Now I know you can’t judge a book by its cover. But considering that they were policemen and sheriffs, cowboys come back from ‘The West’ to lend a hand, Ivy Leaguers, and star athletes, and that they had all volunteered to sail to Cuba to ‘defend liberty’ with force and with the their lives, the men seen in this picture must have been a helluva collection of characters.
Just look at some of these guys. Their mustaches, the severity of their stares, a few smiling but most looking like they’re sizing you up with contempt. What a great snapshot. A picture of them and an era.
I don’t ever recall seeing this photograph until today when it appeared in an article in the NYT (link here but it may use up a free view). The piece itself (which, like so much in the Times, is outstanding) relates how US intervention in Cuba during the Spanish-American war helped establish a trend that became a myth: that Americans’ desire for liberty for all - for humanity - can sidestep the inherent contradiction when that goal is achieved with military force.
I don’t see the inherent contradiction in achieving the goal with military force. The contradiction is extrinsic, the military force doesn’t result in liberty for all, and can result in liberty for fewer people than beforehand.
But that’s the contradiction - not only don’t the ends justify the means, but the ends all too often wind up being the opposite of what was desired.
Still, ‘all too often’ doesn’t mean always. Use of the military for idealistic reasons can be a good solution to real world problems (e.g. defeat of the Confederacy). As I first heard on this board “Doing what’s right is easy. It is knowing what’s right that’s hard”.
They also don’t look to me like most of them are sizing you up with contempt. Most of them look to me like they’ve been arranging that pose for a while, and have been trying to hold that pose for a while, and are hoping this will all be over soon.
Wow, what a diverse group! There are faces there that would be at home anywhere between a Civil War documentary and a 1930’s gangster flick. The other day I saw a recently discovered photograph of my grandfather’s company taken in 1942. Of course this is family history and had quite an impact on me, but all the men looked of one era, unlike those rough riders. Thanks for sharing!

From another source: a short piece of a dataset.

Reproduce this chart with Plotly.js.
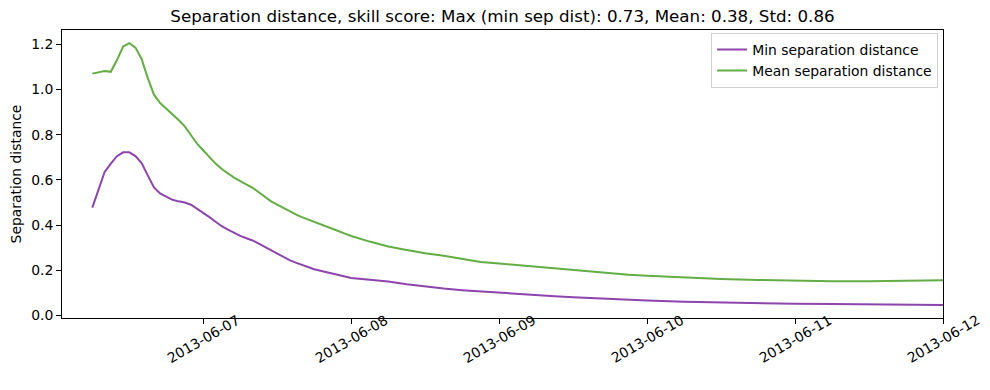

I always thought that the Chicago Black Sox were a collection of extraordinarily ugly or tough-looking characters, especially the ringleader, Chick Gandil. I don’t know if you could pick an equivalent bunch from any major league team today.
You will note the second lieutenants. They have the company-grade shoulder strap with no insignia. First lieutenants the same with one silver bar. Captains with two. Majors with the field-grade shoulder strap and no insignia.
I want to know, who is the one guy with a shit eating grin, in the back row, second from the left? Thought they going on spring break in Havana? In charge of the the company weed? Inquiring minds want to know.
Nitpick: Teddy’s policies were quite opposite to the mainstream Republicanism of that era; and Teddy became even more progressive during his Presidency. The approach he developed is linked to Democrats William Jennings Bryan, Woodrow Wilson and Al Smith. (The D’s had Woodrow Wilson to rally around in 1912 so didn’t join Teddy’s Progressive “Bull Moose” Party.)
Dan Carlin does a very interesting “Hardcore History” podcast about this war and the Rough Riders. Not too complimentary to them, for sure. But quite well detailed, and IMHO, rather accurate. Glory-seeking jingoistic patriots who longed to participate in the ‘glory’ of a war and didn’t hesitate to shoot cubans in the back while claiming they were fighting enemy combatants.